Although Stanley is one of the most experienced signal-callers in the Big Ten he still feels there’s room for improvement in his game.
“What I’ve mostly focused on is post-snap recognition of coverage and knowing blitzes that tie together,” he said. “Not having to make a spectacular throw on every single play and just getting the ball out on time through processing the game faster.”
The six-foot-four, 243-pounder will be operating behind an offensive line that returns three starters from last season, including All-Big Ten tackle Alaric Jackson. Tristan Wirfs, Jackson and Cole Banwart combined for 31 starts in 2018 and Iowa’s offense tied for first in the conference in fewest sacks allowed.
“It’s definitely comforting to know that those guys have a lot of experience,” Stanley said. “With that being said, there’s still a lot of room to improve, for those guys, for myself and for the whole offensive line.”
Iowa’s Head Coach Kirk Ferentz is pleased with the players he has in the quarterback room.

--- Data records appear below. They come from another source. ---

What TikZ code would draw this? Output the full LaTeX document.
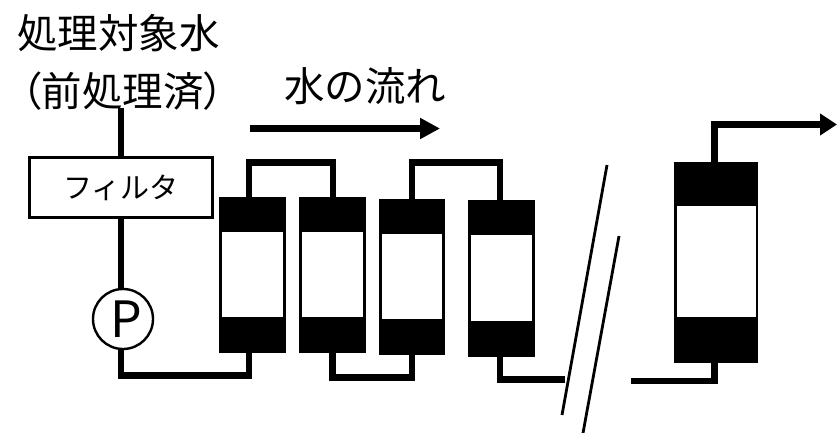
\documentclass[tikz,border=0pt]{standalone}
\usepackage{fontspec}
\newfontfamily\jp{Noto Sans CJK JP}
\newfontfamily\jpp[Script=CJK,RawFeature=+palt]{Noto Sans CJK JP}
\usetikzlibrary{arrows.meta}
\tikzset{
  pipe/.style={draw=black,line width=6.5pt,line cap=butt,line join=miter},
  capbox/.style={rectangle,fill=black,draw=none,inner sep=0pt,outer sep=0pt},
  core/.style={rectangle,fill=white,draw=none,inner sep=0pt,outer sep=0pt},
  jptext/.style={inner sep=0pt,outer sep=0pt,text=black,anchor=west,font=\jp\fontsize{40.5}{40.5}\selectfont},
  breakline/.style={draw=black,line width=2.8pt},
}
% name, left, right, top, core top, core bottom, bottom, inset
\newcommand{\modulebox}[8]{%
  \node[capbox,minimum width=#3pt-#2pt,minimum height=#7pt-#4pt] (#1) at ({(#2+#3)/2},{(#4+#7)/2}) {};
  \node[core,minimum width=#3pt-#2pt-2*#8pt,minimum height=#6pt-#5pt] (#1c) at ({(#2+#3)/2},{(#5+#6)/2}) {};
}
\begin{document}
\begin{tikzpicture}[x=1pt,y=-1pt]
\useasboundingbox (0,0) rectangle (837,433);
\node[jptext] (t1) at (17,33) {処理対象水};
\node[jptext,anchor=center] (t2) at (122.5,91) {{\jpp（}前処理済{\jpp）}};
\node[jptext] (t3) at (284,86) {水の流れ};

\node[draw=black,line width=2.6pt,fill=white,minimum width=183pt,minimum height=60pt,inner sep=0pt,outer sep=0pt,font=\jp\fontsize{29}{29}\selectfont] (filter) at (121,187.5) {フィルタ};
\node[circle,draw=black,line width=2.4pt,fill=white,minimum size=60pt,inner sep=0pt,outer sep=0pt,font=\jp\fontsize{50}{50}\selectfont] (pump) at (123,319) {\raisebox{-7pt}{\kern7pt P}};

\modulebox{m1}{219}{286}{197}{232}{317}{353}{3}
\modulebox{m2}{299}{366}{197}{232}{317}{353}{3}
\modulebox{m3}{379}{445}{199}{233.5}{319}{355}{3}
\modulebox{m4}{468}{535}{200}{235}{320.5}{357}{3}
\modulebox{m5}{674}{758}{162}{206}{317}{363}{2.5}

\coordinate (in) at (121,108);
\coordinate (c1) at (121,375.5);
\coordinate (c2) at (249,375.5);
\coordinate (c3) at (249,162.5);
\coordinate (c4) at (333,162.5);
\coordinate (c5) at (332.5,377.5);
\coordinate (c6) at (412,377.5);
\coordinate (c7) at (412,162.5);
\coordinate (c8) at (500,162.5);
\coordinate (c9) at (500,379.5);
\coordinate (c10) at (565,379.5);
\coordinate (c11) at (631,381.2);
\coordinate (c12) at (714.5,381.2);
\coordinate (c13) at (714.5,124.5);
\coordinate (out) at (837,124.5);
\coordinate (fa) at (250,128.5);
\coordinate (fb) at (440,128.5);
\coordinate (b1a) at (607,165);
\coordinate (b1b) at (562,415);
\coordinate (b2a) at (619,236);
\coordinate (b2b) at (583,433);

\draw[pipe] (in) -- (filter.north -| in);
\draw[pipe] (filter.south -| in) -- (pump.north -| in);
\draw[pipe] (pump.south -| in) -- (c1) -- (c2) -- (m1.south -| c2);
\draw[pipe] (m1.north -| c3) -- (c3) -- (c4) -- (m2.north -| c4);
\draw[pipe] (m2.south -| c5) -- (c5) -- (c6) -- (m3.south -| c6);
\draw[pipe] (m3.north -| c7) -- (c7) -- (c8) -- (m4.north -| c8);
\draw[pipe] (m4.south -| c9) -- (c9) -- (c10);
\draw[pipe] (c11) -- (c12) -- (m5.south -| c12);
\draw[pipe,-{Triangle[length=17pt,width=21pt]}] (m5.north -| c13) -- (c13) -- (out);
\draw[pipe,-{Triangle[length=20pt,width=20pt]}] (fa) -- (fb);
\draw[breakline] (b1a) -- (b1b);
\draw[breakline] (b2a) -- (b2b);
\end{tikzpicture}
\end{document}
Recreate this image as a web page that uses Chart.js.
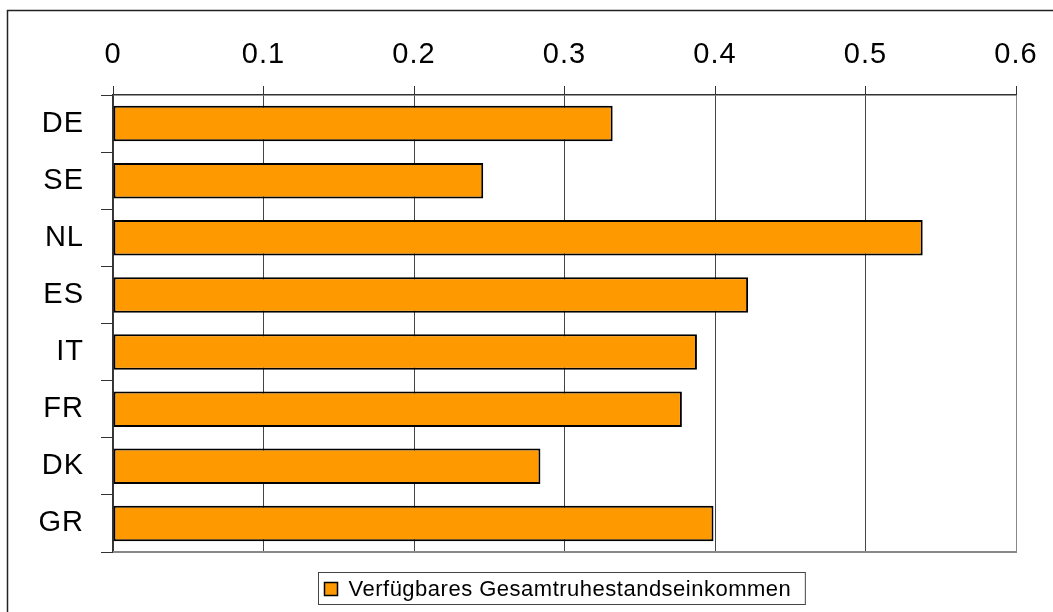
<!DOCTYPE html>
<html>
<head>
<meta charset="utf-8">
<script src="https://cdn.jsdelivr.net/npm/chart.js@4.4.1/dist/chart.umd.min.js"></script>
<style>
  html, body { margin: 0; padding: 0; background: #fff; }
  #wrap { width: 1053px; height: 612px; }
</style>
</head>
<body>
<div id="wrap"><canvas id="chart" width="1053" height="612"></canvas></div>
<script>
// Werte
const categories = ['DE', 'SE', 'NL', 'ES', 'IT', 'FR', 'DK', 'GR'];
const seriesLabel = 'Verfügbares Gesamtruhestandseinkommen';
const values = [0.332, 0.246, 0.538, 0.422, 0.388, 0.378, 0.284, 0.399];
const xTickLabels = ['0', '0.1', '0.2', '0.3', '0.4', '0.5', '0.6'];

const FONT = "'Liberation Sans', Arial, sans-serif";
const SPACING = '1px';

// Rahmen, untere Linie und Legende
const framePlugin = {
    id: 'frame',
    beforeUpdate(chart) {
        chart.ctx.letterSpacing = SPACING;
    },
    beforeDraw(chart) {
        const ctx = chart.ctx;
        ctx.letterSpacing = SPACING;
        ctx.save();
        ctx.fillStyle = '#fff';
        ctx.fillRect(0, 0, chart.width, chart.height);
        ctx.strokeStyle = '#222';
        ctx.lineWidth = 1.5;
        ctx.strokeRect(7.5, 10.5, chart.width + 50, chart.height + 50);
        ctx.restore();
    },
    afterDraw(chart) {
        const ctx = chart.ctx;
        const a = chart.chartArea;
        ctx.save();
        ctx.strokeStyle = '#888';
        ctx.lineWidth = 2;
        ctx.beginPath();
        ctx.moveTo(a.left, a.bottom);
        ctx.lineTo(a.right + 1, a.bottom);
        ctx.stroke();

        // Legende
        const ds = chart.data.datasets[0];
        ctx.font = '22px ' + FONT;
        ctx.letterSpacing = '0.5px';
        const textW = ctx.measureText(ds.label).width;
        const boxW = textW + 44;
        const boxX = Math.round((a.left + a.right) / 2 - boxW / 2) - 2.5;
        const boxY = 572.5;
        ctx.strokeStyle = '#444';
        ctx.lineWidth = 1;
        ctx.strokeRect(boxX, boxY, boxW, 32);
        ctx.fillStyle = ds.backgroundColor;
        ctx.fillRect(boxX + 6, boxY + 10, 13, 13);
        ctx.strokeStyle = '#000';
        ctx.lineWidth = 1.5;
        ctx.strokeRect(boxX + 6, boxY + 10, 13, 13);
        ctx.fillStyle = '#000';
        ctx.textBaseline = 'middle';
        ctx.textAlign = 'left';
        ctx.fillText(ds.label, boxX + 30, boxY + 17);
        ctx.restore();
        ctx.letterSpacing = SPACING;
    }
};

const ctx = document.getElementById('chart').getContext('2d');
new Chart(ctx, {
    type: 'bar',
    data: {
        labels: categories,
        datasets: [{
            label: seriesLabel,
            data: values,
            backgroundColor: '#FF9900',
            borderColor: '#000',
            borderWidth: 2,
            borderSkipped: false,
            categoryPercentage: 0.62,
            barPercentage: 1
        }]
    },
    options: {
        indexAxis: 'y',
        responsive: false,
        devicePixelRatio: 1,
        animation: false,
        layout: { padding: { top: 0, left: 0, right: 37, bottom: 60 } },
        plugins: {
            legend: { display: false },
            tooltip: { enabled: false }
        },
        scales: {
            x: {
                position: 'top',
                min: 0,
                max: 0.6,
                afterFit(scale) { scale.height = 95; },
                ticks: {
                    stepSize: 0.1,
                    color: '#000',
                    padding: 14,
                    maxRotation: 0,
                    font: { family: FONT, size: 29 },
                    callback: (v, i) => xTickLabels[i]
                },
                grid: {
                    color: (c) => (c.tick && Math.abs(c.tick.value - 0.6) < 1e-6) ? '#888' : '#444',
                    lineWidth: 1,
                    tickColor: '#333',
                    tickLength: 9
                },
                border: { color: '#333', width: 1.5 }
            },
            y: {
                afterFit(scale) { scale.width = 113; },
                ticks: {
                    color: '#000',
                    padding: 17,
                    font: { family: FONT, size: 29 }
                },
                grid: {
                    drawOnChartArea: false,
                    tickColor: '#333',
                    tickLength: 12,
                    offset: true
                },
                border: { color: '#333', width: 1.5 }
            }
        }
    },
    plugins: [framePlugin]
});
</script>
</body>
</html>
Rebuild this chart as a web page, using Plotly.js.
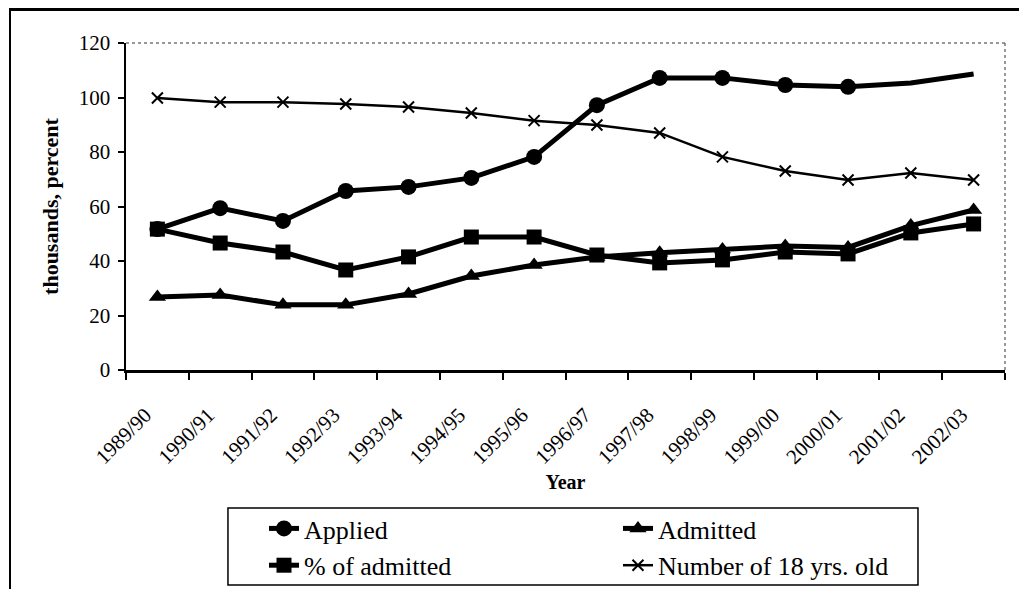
<!DOCTYPE html>
<html>
<head>
<meta charset="utf-8">
<script src="https://cdn.plot.ly/plotly-3.0.1.min.js"></script>
<style>
  html, body { margin: 0; padding: 0; background: #fff; }
  #wrap { position: relative; width: 1019px; height: 589px; overflow: hidden; }
  #chart { width: 1019px; height: 589px; }
  #frame { position: absolute; left: 9px; top: 8px; width: 1020px; height: 600px;
           border-top: 3px solid #000; border-left: 2px solid #000; pointer-events: none; }
</style>
</head>
<body>
<div id="wrap">
  <div id="chart"></div>
  <div id="frame"></div>
</div>
<script>
const years = ["1989/90","1990/91","1991/92","1992/93","1993/94","1994/95","1995/96",
               "1996/97","1997/98","1998/99","1999/00","2000/01","2001/02","2002/03"];
const applied   = [51.7, 59.4, 54.7, 65.7, 67.2, 70.5, 78.2, 97.2, 107.2, 107.2, 104.6, 103.9, 105.3, 108.6];
const admitted  = [26.8, 27.5, 23.9, 23.9, 27.9, 34.5, 38.5, 41.5, 43.0, 44.2, 45.5, 45.0, 53.0, 58.7];
const pctAdmitted = [51.7, 46.6, 43.3, 36.7, 41.5, 48.8, 48.8, 42.2, 39.3, 40.4, 43.3, 42.6, 50.3, 53.6];
const num18     = [99.8, 98.3, 98.3, 97.6, 96.5, 94.3, 91.5, 89.9, 87.0, 78.2, 73.0, 69.7, 72.3, 69.7];
const seriesNames = ["Applied", "Admitted", "% of admitted", "Number of 18 yrs. old"];

const FONT = "Liberation Serif, Times New Roman, serif";
// Applied has no visible markers on the last two years (stroke-only symbol with zero stroke)
const appliedSymbols = applied.map((v, i) => i >= 12 ? "line-ew" : "circle");

const traces = [
  { x: years, y: applied, name: seriesNames[0], type: "scatter", mode: "lines+markers",
    line: { color: "#000", width: 5 },
    marker: { symbol: appliedSymbols, size: 16, color: "#000", line: { width: 0 } } },
  { x: years, y: admitted, name: seriesNames[1], type: "scatter", mode: "lines+markers",
    line: { color: "#000", width: 5 }, marker: { symbol: "triangle-up", size: 15, color: "#000" } },
  { x: years, y: pctAdmitted, name: seriesNames[2], type: "scatter", mode: "lines+markers",
    line: { color: "#000", width: 5 }, marker: { symbol: "square", size: 15, color: "#000" } },
  { x: years, y: num18, name: seriesNames[3], type: "scatter", mode: "lines+markers",
    line: { color: "#000", width: 2.5 },
    marker: { symbol: "x-thin", size: 11, color: "#000", line: { color: "#000", width: 2 } } }
];

const layout = {
  width: 1019, height: 589,
  margin: { l: 126, r: 14, t: 43, b: 219 },
  paper_bgcolor: "#fff", plot_bgcolor: "#fff",
  font: { family: FONT, color: "#000" },
  showlegend: true,
  xaxis: {
    type: "category", range: [-0.5, 13.5], automargin: false,
    tickson: "boundaries", ticks: "outside", ticklen: 7, tickwidth: 2, tickcolor: "#000",
    showline: true, linecolor: "#000", linewidth: 2.5, showgrid: false, zeroline: false,
    tickangle: -45, tickfont: { family: FONT, size: 21 },
    ticklabelstandoff: 22, ticklabelshift: -12,
    title: { text: "<b>Year</b>", font: { family: FONT, size: 20 }, standoff: 7 }
  },
  yaxis: {
    range: [0, 120], dtick: 20, ticks: "outside", ticklen: 6, tickwidth: 2, tickcolor: "#000",
    showline: true, linecolor: "#000", linewidth: 2.5, showgrid: false, zeroline: false,
    automargin: false,
    tickfont: { family: FONT, size: 21 }, ticklabelstandoff: 3,
    title: { text: "<b>thousands, percent</b>", font: { family: FONT, size: 22 }, standoff: 14 }
  },
  shapes: [
    { type: "line", xref: "paper", yref: "paper", x0: 0, x1: 1, y0: 1, y1: 1,
      line: { color: "#777", width: 1.5, dash: "dot" } },
    { type: "line", xref: "paper", yref: "paper", x0: 1, x1: 1, y0: 0, y1: 1,
      line: { color: "#777", width: 1.5, dash: "dot" } },
    // legend frame
    { type: "rect", xref: "paper", yref: "paper", x0: 0.116, x1: 0.901, y0: -0.422, y1: -0.6575,
      line: { color: "#000", width: 1.5 }, fillcolor: "rgba(0,0,0,0)" }
  ],
  legend: {
    orientation: "h", xref: "paper", yref: "container",
    x: 0.157, y: 0.1426, xanchor: "left", yanchor: "top",
    entrywidth: 0.4027, entrywidthmode: "fraction",
    borderwidth: 0, bgcolor: "rgba(0,0,0,0)",
    font: { family: FONT, size: 26, color: "#000" },
    traceorder: "normal"
  }
};

Plotly.newPlot("chart", traces, layout, { displayModeBar: false, staticPlot: true });
</script>
</body>
</html>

Alex Padilla and Spencer Petras have been battling it out all spring in trying to secure that No. 2 quarterback spot for the Hawkeyes.
“I think all three of those guys(quarterbacks) are in competition and that’s one of the positions I think right now that’s really up for grabs,” Ferentz said. “Somebody is a snap from being in the game, so we want to keep it really open, but there’s no horse in the race, it’s just letting guys compete.”
Iowa’s offense finished fourth in the conference and first in the Big Ten West in scoring last season, averaging 31.2 points per game. With six starters returning for the unit it’s very possible the Hawkeyes could improve on those numbers this fall.
Stanley is proud of Fant and Hockenson both going in the Top-20 of the first round of the NFL Draft and could’ve followed in their footsteps and left school early, but decided to stay put.
“I definitely think time flies,” he said. “Seeing my former teammates get drafted, although they left a year early, it’s definitely something you look back on and say man this went faster than I thought it would.”
The Hawkeyes have nearly four months until the team opens up fall camp and Stanley wants to continue improving on his craft and skill set.
“I think it’s about just getting one percent better every single day,” he said. “Just really looking at the tape, finding one thing you want to focus on on a daily basis and just accomplishing that goal day by day.”